— begin SUPPLIED MATERIAL —

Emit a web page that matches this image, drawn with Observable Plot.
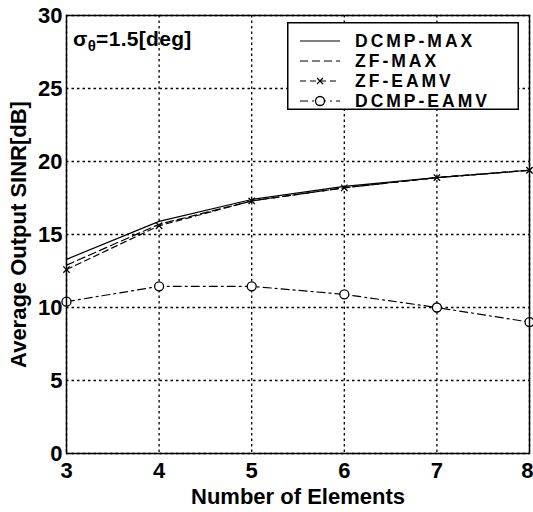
<!DOCTYPE html>
<html><head><meta charset="utf-8">
<script src="https://cdn.jsdelivr.net/npm/d3@7"></script>
<script src="https://cdn.jsdelivr.net/npm/@observablehq/plot@0.6"></script>
<style>
body{margin:0;background:#fff;}
#wrap{position:relative;width:533px;height:512px;font-family:"Liberation Sans",Arial,sans-serif;}
#legend{position:absolute;left:287px;top:22px;}
#sig{position:absolute;left:73px;top:27px;font-size:21px;font-weight:bold;letter-spacing:0.3px;}
</style></head><body>
<div id="wrap"><div id="chart"></div><div id="legend"></div><div id="sig">σ<sub style="font-size:15px">θ</sub>=1.5[deg]</div></div>
<script>
const elements = [3, 4, 5, 6, 7, 8];
const dcmpMax  = [13.3, 15.9, 17.4, 18.3, 18.9, 19.4];
const zfMax    = [12.9, 15.7, 17.3, 18.2, 18.9, 19.4];
const zfEamv   = [12.6, 15.6, 17.3, 18.2, 18.9, 19.4];
const dcmpEamv = [10.4, 11.45, 11.45, 10.9, 10.0, 9.0];
const seriesNames = ["DCMP-MAX", "ZF-MAX", "ZF-EAMV", "DCMP-EAMV"];
const xTicks = [3, 4, 5, 6, 7, 8];
const yTicks = [0, 5, 10, 15, 20, 25, 30];

const styles = {
  "DCMP-MAX": {dash: null, marker: null},
  "ZF-MAX": {dash: "8,4", marker: null},
  "ZF-EAMV": {dash: "6,4", marker: "times"},
  "DCMP-EAMV": {dash: "8,4,2,4", marker: "circle"}
};
const values = [dcmpMax, zfMax, zfEamv, dcmpEamv];
const rows = seriesNames.flatMap((s, i) => elements.map((x, j) => ({series: s, x, y: values[i][j]})));

const tickFont = {fontSize: 22, fontWeight: "bold"};
const marks = [
  Plot.gridX(xTicks, {stroke: "#000", strokeOpacity: 1, strokeDasharray: "2.5,3", strokeWidth: 1.3}),
  Plot.gridY(yTicks, {stroke: "#000", strokeOpacity: 1, strokeDasharray: "2.5,3", strokeWidth: 1.3}),
  Plot.axisX(xTicks.slice(0, -1), {tickSize: 0, tickPadding: 9, ...tickFont, label: null}),
  Plot.axisX(xTicks.slice(-1), {tickSize: 0, tickPadding: 9, ...tickFont, textAnchor: "end", dx: 4, label: "Number of Elements", labelAnchor: "center", labelOffset: 50, labelArrow: "none"}),
  Plot.axisY(yTicks, {tickSize: 0, tickPadding: 4, ...tickFont, label: "Average Output SINR[dB]", labelAnchor: "center", labelOffset: 56, labelArrow: "none"})
];
for (const s of seriesNames) {
  const d = rows.filter(r => r.series === s);
  marks.push(Plot.line(d, {x: "x", y: "y", stroke: "#000", strokeWidth: 1.2, strokeDasharray: styles[s].dash}));
  if (styles[s].marker === "circle") marks.push(Plot.dot(d, {x: "x", y: "y", r: 4.5, stroke: "#000", fill: "#fff", strokeWidth: 1.3}));
  if (styles[s].marker === "times") marks.push(Plot.dot(d, {x: "x", y: "y", r: 3, symbol: "times", stroke: "#000", strokeWidth: 1.3}));
}
marks.push(Plot.frame({stroke: "#000", strokeWidth: 1.5}));

const chart = Plot.plot({
  width: 533, height: 512,
  marginLeft: 66, marginRight: 4, marginTop: 15, marginBottom: 59,
  style: {fontFamily: "Liberation Sans, Arial, sans-serif", fontSize: "22px", color: "#000", background: "#fff"},
  x: {domain: [3, 8]},
  y: {domain: [0, 30]},
  marks
});
document.getElementById("chart").appendChild(chart);

// legend
const lgW = 232, lgH = 88;
const lg = d3.select("#legend").append("svg").attr("width", lgW).attr("height", lgH);
lg.append("rect").attr("x", 0.75).attr("y", 0.75).attr("width", lgW - 1.5).attr("height", lgH - 1.5)
  .attr("fill", "#fff").attr("stroke", "#000").attr("stroke-width", 1.5);
seriesNames.forEach((s, i) => {
  const cy = 19 + i * 20;
  lg.append("line").attr("x1", 13).attr("x2", 53).attr("y1", cy).attr("y2", cy)
    .attr("stroke", "#000").attr("stroke-width", 1.2).attr("stroke-dasharray", styles[s].dash);
  if (styles[s].marker === "circle") lg.append("circle").attr("cx", 33).attr("cy", cy).attr("r", 4.5).attr("fill", "#fff").attr("stroke", "#000").attr("stroke-width", 1.3);
  if (styles[s].marker === "times") lg.append("path").attr("d", `M30,${cy-3}L36,${cy+3}M30,${cy+3}L36,${cy-3}`).attr("stroke", "#000").attr("stroke-width", 1.3);
  lg.append("text").attr("x", 68).attr("y", cy).attr("dy", "0.35em").attr("font-size", 17.5).attr("font-weight", "bold")
    .attr("letter-spacing", 3)
    .attr("font-family", "Liberation Sans, Arial, sans-serif").text(s);
});
</script>
</body></html>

— end SUPPLIED MATERIAL —

▸ **WORK TO COMPLETE**: Copy nothing but the lines from the top of the material through the line holding "const rows = seriesNames.flatMap((s, i)", exactly as written; omit pictures.

▸ **OUTPUT FOR THIS EXERCISE**:
Emit a web page that matches this image, drawn with Observable Plot.
<!DOCTYPE html>
<html><head><meta charset="utf-8">
<script src="https://cdn.jsdelivr.net/npm/d3@7"></script>
<script src="https://cdn.jsdelivr.net/npm/@observablehq/plot@0.6"></script>
<style>
body{margin:0;background:#fff;}
#wrap{position:relative;width:533px;height:512px;font-family:"Liberation Sans",Arial,sans-serif;}
#legend{position:absolute;left:287px;top:22px;}
#sig{position:absolute;left:73px;top:27px;font-size:21px;font-weight:bold;letter-spacing:0.3px;}
</style></head><body>
<div id="wrap"><div id="chart"></div><div id="legend"></div><div id="sig">σ<sub style="font-size:15px">θ</sub>=1.5[deg]</div></div>
<script>
const elements = [3, 4, 5, 6, 7, 8];
const dcmpMax  = [13.3, 15.9, 17.4, 18.3, 18.9, 19.4];
const zfMax    = [12.9, 15.7, 17.3, 18.2, 18.9, 19.4];
const zfEamv   = [12.6, 15.6, 17.3, 18.2, 18.9, 19.4];
const dcmpEamv = [10.4, 11.45, 11.45, 10.9, 10.0, 9.0];
const seriesNames = ["DCMP-MAX", "ZF-MAX", "ZF-EAMV", "DCMP-EAMV"];
const xTicks = [3, 4, 5, 6, 7, 8];
const yTicks = [0, 5, 10, 15, 20, 25, 30];

const styles = {
  "DCMP-MAX": {dash: null, marker: null},
  "ZF-MAX": {dash: "8,4", marker: null},
  "ZF-EAMV": {dash: "6,4", marker: "times"},
  "DCMP-EAMV": {dash: "8,4,2,4", marker: "circle"}
};
const values = [dcmpMax, zfMax, zfEamv, dcmpEamv];
const rows = seriesNames.flatMap((s, i) => elements.map((x, j) => ({series: s, x, y: values[i][j]})));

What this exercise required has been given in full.